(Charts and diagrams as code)

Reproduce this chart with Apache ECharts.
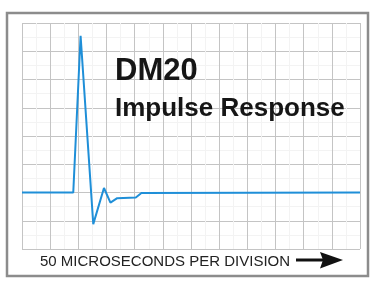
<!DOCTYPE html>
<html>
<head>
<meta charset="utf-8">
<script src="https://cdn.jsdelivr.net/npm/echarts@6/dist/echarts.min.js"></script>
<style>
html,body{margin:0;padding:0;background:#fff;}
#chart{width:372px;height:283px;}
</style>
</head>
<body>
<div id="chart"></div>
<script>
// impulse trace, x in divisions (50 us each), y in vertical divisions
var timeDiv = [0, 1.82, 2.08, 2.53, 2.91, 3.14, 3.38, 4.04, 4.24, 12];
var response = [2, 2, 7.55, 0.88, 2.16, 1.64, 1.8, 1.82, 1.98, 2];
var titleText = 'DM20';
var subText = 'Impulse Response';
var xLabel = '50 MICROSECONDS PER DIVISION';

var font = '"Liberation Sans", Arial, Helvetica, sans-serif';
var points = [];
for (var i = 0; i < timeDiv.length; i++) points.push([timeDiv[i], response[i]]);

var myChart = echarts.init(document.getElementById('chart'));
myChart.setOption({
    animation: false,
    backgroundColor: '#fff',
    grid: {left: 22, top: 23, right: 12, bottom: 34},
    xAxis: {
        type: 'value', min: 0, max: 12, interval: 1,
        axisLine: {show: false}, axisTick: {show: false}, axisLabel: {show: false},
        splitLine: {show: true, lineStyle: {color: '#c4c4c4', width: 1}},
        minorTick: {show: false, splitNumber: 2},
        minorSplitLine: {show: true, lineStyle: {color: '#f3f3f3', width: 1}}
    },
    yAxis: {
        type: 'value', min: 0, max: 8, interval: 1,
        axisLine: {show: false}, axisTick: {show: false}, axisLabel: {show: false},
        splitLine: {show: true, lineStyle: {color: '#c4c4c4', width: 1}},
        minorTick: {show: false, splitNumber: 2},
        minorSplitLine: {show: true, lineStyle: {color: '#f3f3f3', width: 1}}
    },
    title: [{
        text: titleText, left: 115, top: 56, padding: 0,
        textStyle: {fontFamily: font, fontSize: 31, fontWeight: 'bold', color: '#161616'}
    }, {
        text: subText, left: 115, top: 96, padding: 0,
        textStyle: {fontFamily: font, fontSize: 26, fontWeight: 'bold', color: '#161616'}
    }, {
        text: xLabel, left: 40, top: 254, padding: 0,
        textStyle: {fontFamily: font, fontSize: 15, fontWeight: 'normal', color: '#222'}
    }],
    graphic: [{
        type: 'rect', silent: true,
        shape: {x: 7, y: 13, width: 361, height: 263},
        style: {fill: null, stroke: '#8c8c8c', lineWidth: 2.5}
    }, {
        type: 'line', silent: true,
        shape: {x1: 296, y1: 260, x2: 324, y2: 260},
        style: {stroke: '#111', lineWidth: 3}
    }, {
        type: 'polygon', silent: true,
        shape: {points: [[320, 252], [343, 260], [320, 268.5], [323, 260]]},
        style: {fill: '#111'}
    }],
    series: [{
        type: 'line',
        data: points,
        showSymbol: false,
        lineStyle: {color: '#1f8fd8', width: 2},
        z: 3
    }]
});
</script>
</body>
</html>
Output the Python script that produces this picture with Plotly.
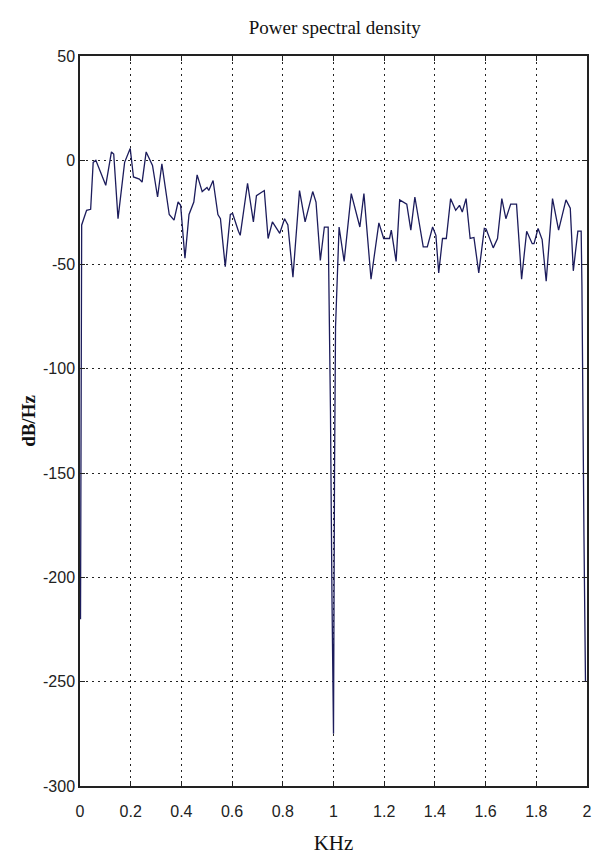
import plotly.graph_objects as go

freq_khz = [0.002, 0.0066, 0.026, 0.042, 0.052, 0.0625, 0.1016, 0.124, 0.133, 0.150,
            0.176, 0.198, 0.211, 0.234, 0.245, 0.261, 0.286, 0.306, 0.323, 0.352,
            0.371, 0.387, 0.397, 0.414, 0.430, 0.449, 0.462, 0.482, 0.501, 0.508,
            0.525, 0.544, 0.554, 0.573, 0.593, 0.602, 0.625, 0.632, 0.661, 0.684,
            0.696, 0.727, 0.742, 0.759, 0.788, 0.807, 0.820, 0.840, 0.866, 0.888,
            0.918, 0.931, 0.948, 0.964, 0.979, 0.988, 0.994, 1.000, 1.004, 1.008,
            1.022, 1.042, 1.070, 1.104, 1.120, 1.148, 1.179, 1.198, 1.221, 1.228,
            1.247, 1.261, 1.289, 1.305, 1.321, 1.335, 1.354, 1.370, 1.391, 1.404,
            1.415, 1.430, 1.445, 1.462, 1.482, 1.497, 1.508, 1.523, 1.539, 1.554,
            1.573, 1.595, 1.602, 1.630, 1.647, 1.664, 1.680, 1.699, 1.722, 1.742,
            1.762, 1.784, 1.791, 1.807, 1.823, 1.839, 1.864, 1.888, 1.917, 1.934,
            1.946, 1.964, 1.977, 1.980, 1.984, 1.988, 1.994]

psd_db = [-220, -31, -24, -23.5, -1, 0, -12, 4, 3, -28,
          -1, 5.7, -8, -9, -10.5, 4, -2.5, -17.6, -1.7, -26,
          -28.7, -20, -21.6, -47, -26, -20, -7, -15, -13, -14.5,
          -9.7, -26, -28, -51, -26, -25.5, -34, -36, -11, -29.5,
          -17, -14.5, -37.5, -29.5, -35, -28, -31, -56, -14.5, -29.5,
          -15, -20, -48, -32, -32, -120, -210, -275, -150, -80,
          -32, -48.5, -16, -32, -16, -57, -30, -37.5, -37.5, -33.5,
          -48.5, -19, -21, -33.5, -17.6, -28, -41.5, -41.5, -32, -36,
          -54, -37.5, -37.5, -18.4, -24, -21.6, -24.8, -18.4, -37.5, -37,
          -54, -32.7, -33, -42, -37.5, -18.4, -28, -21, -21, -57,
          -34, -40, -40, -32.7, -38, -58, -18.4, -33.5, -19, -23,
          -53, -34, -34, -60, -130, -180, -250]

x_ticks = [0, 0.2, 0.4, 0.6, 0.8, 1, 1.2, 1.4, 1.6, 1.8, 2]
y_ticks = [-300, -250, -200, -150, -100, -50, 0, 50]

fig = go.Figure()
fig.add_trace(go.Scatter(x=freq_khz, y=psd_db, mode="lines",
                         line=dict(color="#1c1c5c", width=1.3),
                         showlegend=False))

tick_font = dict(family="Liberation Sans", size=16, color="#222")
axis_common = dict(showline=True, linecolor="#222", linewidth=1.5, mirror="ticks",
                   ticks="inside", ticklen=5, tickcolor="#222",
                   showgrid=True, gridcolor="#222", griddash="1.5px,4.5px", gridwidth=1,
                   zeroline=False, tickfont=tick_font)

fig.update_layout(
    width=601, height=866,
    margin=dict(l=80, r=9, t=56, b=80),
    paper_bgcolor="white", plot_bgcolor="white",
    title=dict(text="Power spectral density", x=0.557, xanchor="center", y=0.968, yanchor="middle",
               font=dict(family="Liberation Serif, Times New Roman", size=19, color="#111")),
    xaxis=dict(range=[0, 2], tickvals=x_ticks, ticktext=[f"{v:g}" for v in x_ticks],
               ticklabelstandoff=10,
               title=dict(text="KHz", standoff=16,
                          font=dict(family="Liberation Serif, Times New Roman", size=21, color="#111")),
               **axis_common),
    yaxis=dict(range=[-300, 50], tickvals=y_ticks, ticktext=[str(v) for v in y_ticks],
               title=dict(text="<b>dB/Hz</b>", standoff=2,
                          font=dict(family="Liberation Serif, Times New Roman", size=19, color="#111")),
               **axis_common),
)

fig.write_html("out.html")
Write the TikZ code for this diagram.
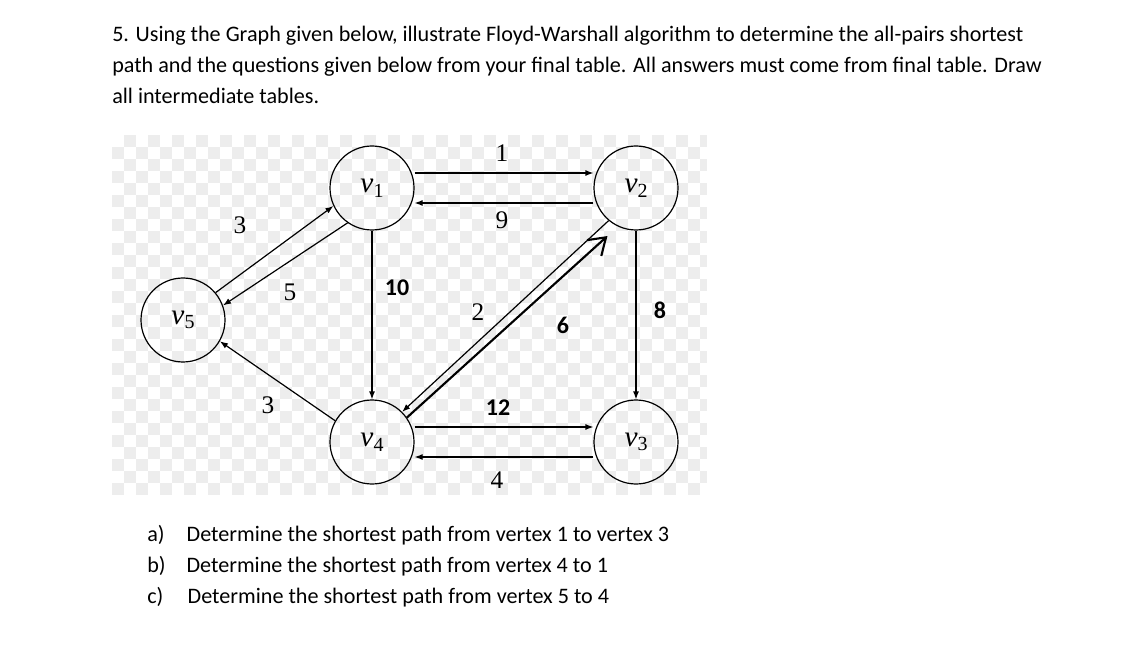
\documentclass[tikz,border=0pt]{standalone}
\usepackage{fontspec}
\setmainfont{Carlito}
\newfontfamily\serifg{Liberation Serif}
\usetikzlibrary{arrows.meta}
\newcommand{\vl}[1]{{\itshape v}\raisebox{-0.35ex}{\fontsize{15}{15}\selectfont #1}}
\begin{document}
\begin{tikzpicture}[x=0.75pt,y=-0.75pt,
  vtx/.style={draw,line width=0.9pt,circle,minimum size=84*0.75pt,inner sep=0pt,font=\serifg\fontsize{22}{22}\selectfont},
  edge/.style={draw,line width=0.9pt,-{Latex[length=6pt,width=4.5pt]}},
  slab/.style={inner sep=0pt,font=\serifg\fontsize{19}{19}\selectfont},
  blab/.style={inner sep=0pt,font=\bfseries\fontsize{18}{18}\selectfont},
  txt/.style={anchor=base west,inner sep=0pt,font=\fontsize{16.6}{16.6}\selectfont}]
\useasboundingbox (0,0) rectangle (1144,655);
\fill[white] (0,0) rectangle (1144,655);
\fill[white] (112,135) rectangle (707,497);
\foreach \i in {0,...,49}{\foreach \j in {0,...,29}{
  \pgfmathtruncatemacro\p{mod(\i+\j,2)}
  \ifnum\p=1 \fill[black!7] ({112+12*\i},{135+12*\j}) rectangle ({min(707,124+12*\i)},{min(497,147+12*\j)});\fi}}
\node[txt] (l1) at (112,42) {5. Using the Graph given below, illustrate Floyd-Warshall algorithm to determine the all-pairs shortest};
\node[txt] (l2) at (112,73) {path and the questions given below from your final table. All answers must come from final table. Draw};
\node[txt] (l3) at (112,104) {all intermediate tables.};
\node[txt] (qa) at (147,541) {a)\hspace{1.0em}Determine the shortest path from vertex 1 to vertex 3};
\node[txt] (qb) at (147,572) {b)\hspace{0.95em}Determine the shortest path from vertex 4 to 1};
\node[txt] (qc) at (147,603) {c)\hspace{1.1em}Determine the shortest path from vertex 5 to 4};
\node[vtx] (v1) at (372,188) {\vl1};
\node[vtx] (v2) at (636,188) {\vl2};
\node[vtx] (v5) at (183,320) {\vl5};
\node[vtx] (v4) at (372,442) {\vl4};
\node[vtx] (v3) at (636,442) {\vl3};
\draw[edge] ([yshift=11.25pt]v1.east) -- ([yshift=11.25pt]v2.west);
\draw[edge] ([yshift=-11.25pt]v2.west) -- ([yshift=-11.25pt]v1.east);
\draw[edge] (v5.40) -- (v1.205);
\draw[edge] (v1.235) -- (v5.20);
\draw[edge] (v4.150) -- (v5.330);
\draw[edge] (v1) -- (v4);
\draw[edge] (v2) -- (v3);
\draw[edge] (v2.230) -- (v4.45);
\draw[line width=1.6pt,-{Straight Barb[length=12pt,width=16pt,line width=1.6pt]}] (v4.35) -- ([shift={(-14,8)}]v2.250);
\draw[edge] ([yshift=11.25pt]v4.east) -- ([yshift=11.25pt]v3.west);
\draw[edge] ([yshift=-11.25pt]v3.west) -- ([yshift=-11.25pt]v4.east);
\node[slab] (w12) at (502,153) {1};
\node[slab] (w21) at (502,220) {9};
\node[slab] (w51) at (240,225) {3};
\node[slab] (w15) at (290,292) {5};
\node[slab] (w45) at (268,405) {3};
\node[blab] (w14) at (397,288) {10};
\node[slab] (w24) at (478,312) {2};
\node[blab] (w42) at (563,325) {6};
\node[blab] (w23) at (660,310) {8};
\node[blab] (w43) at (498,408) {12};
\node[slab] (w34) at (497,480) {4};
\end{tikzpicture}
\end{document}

Direction –
Determine how many lines of the listing above include the word "with", and report that number only.

Solved problem –
2